Closer toward the center I found the hardware firms. Laptops and tablets and projectors, oh my. You’d be surprised how many interactive whiteboards there are in the world. Or maybe you wouldn’t be. It looked like there must have been a federal program for the purchase of interactive white boards in some recent spending stimulus. What else could explain this bloom of companies offering them? In this ring the company names were less imaginative, engineering sounding names. Adaptive Curriculum, M&A Technology, LG Electronics. The only people who need to be intrigued by these companies products are the school IT squads, but here too there are the small, enthusiastic firms with some cool gadgets. The AVerPen by AVerMedia was fun to doodle with on the big screen. I have to admit to being in the AV club when I was a student so maybe I’m a sucker for anything with an AV in the name.



There was a large contingent of content repurposers there. Big names with bigger media libraries that were looking for easy ways to get these assets out to schools and teachers. PBS had a booth that showcased media sampling from a broad range of PBS productions. Ditto for Discovery Education. All that media. I’d love to see how teachers are using it. I remember cutting and pasting a National Geographic article on squids into a report in elementary school. What would I do with iMovie and the PBS video archives? I don’t know but I’d love to find out. If you are a teacher and you’re working with these, drop me a line. I’d love to hear your stories.


Those are the highlights of my walk through the prime real estate, but I promised I’d get back to the irrelevant and the giants.


The Land of the Lost

Later in the day I took a stroll a little further from the center. There, on the outskirts of the hall, lies a really interesting category of exhibitors. This is the low rent district, the tin-pan alley of the exhibit hall. I like to breeze through these backwater areas at a good clip but keeping my eyes open. You never know what diamonds in the rough you’ll run into. This is where the garage engineers (think Steve and Steve and their breadboard Apple I, or Packard and Hewlett tossing a coin to see whose name went first) are showing off their shoestring budget businesses. Maybe you’ll see a cool little chroma-key software or a better way to drop video into moodle. Maybe you’ll see a neat little app for making SCORM conformant courseware from Word docs. Sometimes you’ll see a business that makes you think “ten years from now that guy might just be the next Bill Gates.” Not often, but every now and then.

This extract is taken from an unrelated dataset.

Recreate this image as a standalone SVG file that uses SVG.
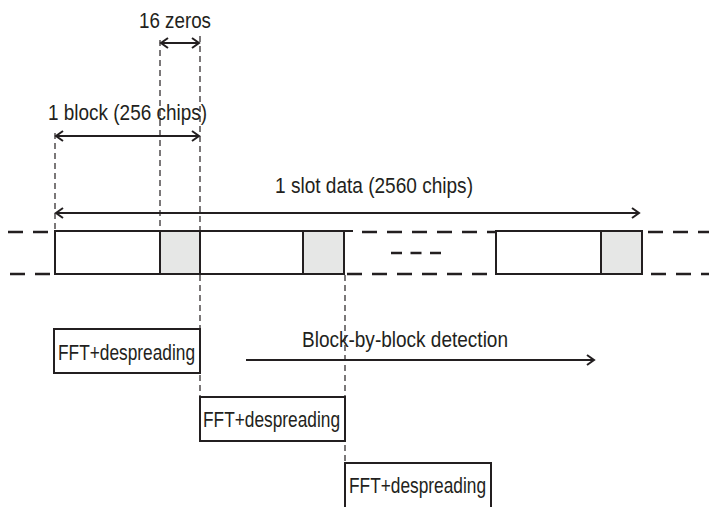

The Smithsonian's booth. Seriously.

The Smithsonian's booth. Seriously.

It was back in these small blue velvet booths that I saw the saddest booth in the world. I came around a corner and there among the riff-raff was a small unassuming booth with a logo I’ve know since I was a child. The Smithsonian. Just typing it I feel a reverence for the educational power of the place. But this booth was a sad affair. 10 feet x 12 feet. A few posters, with visible fold lines, push pinned to the backdrop. I made a bad move of immediately hurting their feelings by saying “This isn’t really the Smithsonian’s booth is it?” I mean, they knew it sucked but they’d done their best. I talked to them for a while to get a sense of how they ended up here. How did the educational giant, the Smithsonian, not have a huge booth front and center?



Clearly the Smithsonian hasn’t stayed on the cutting edge of technology. Remember when an organization could think that technology might go another way? Remember all those meetings you were in when your organization decided to establish a strategy for leveraging the internet instead of ignoring it? Yeah, the Smithsonian clearly didn’t do that. They told me a tale of how each exhibit plans, and funds, their own web presence. They told me that there was no central organizing web strategy office in the Smithsonian. I looked over the booths toward the prime real estate at the front of the hall and said, “if there were any justice you guys would have a booth up there with the giants.”


When I was a kid I used to ride my ten speed to the Washington Mall and hang out in the brand new Air and Space Museum. Among other things, I’m a bit of a nut for space exploration. The Smithsonian was the best example I’d ever seen of interactive educational media. Their exhibits were brilliant uses of lighting and electronics and imagery. They engaged the users in a way that created the response I’ve often aimed for in my development efforts… the utterance of a single syllable… “cool!” There is no doubt that I’ve often used my memories of those exhibits to create new media educational experiences that were fun and effective.


They were the real deal. And here they were in the outer ring of irrelevance. It was a shame.


The Pearson booth. A city block filled with their blue meanies.

The Pearson booth. A city block filled with their blue meanies.

The Land of the Giants


I thought about that as I walked back toward the front of the exhibit hall as I made my way to leave. I thought about how genuinely cool the Smithsonian had been, and in truth, still was in the confines of their museums. But they hadn’t made the transition to the digital world. Their educational reach only made it to the edge of their Washington, DC real estate. As I passed through the land of the giants I realized that these corporations were the ones who had a much broader reach than institutions like the Smithsonian now. For better or worse they were the leaders of the educational technology industry, at least in the snapshot of this convention. I walked past the bigger booths. Pearson. SMART. Promethean. These are our industry leaders in 2009. Are we in good hands with these? Are we being served well by their stewardship? Perhaps. But I miss the real deal of the Smithsonian and organizations like them.


As I headed up the escalator I passed by the OKI booth. The blue velvet Elvis impersonator was launching into a rendition of “Hooked on a Feeling.” He swayed his hips a bit lethargically, being an impersonator of the later, somewhat bloated King. I laughed and said to no one in particular, “that’s not even an Elvis tune.”


It was a B.J. Thomas song in case you’re not a fan.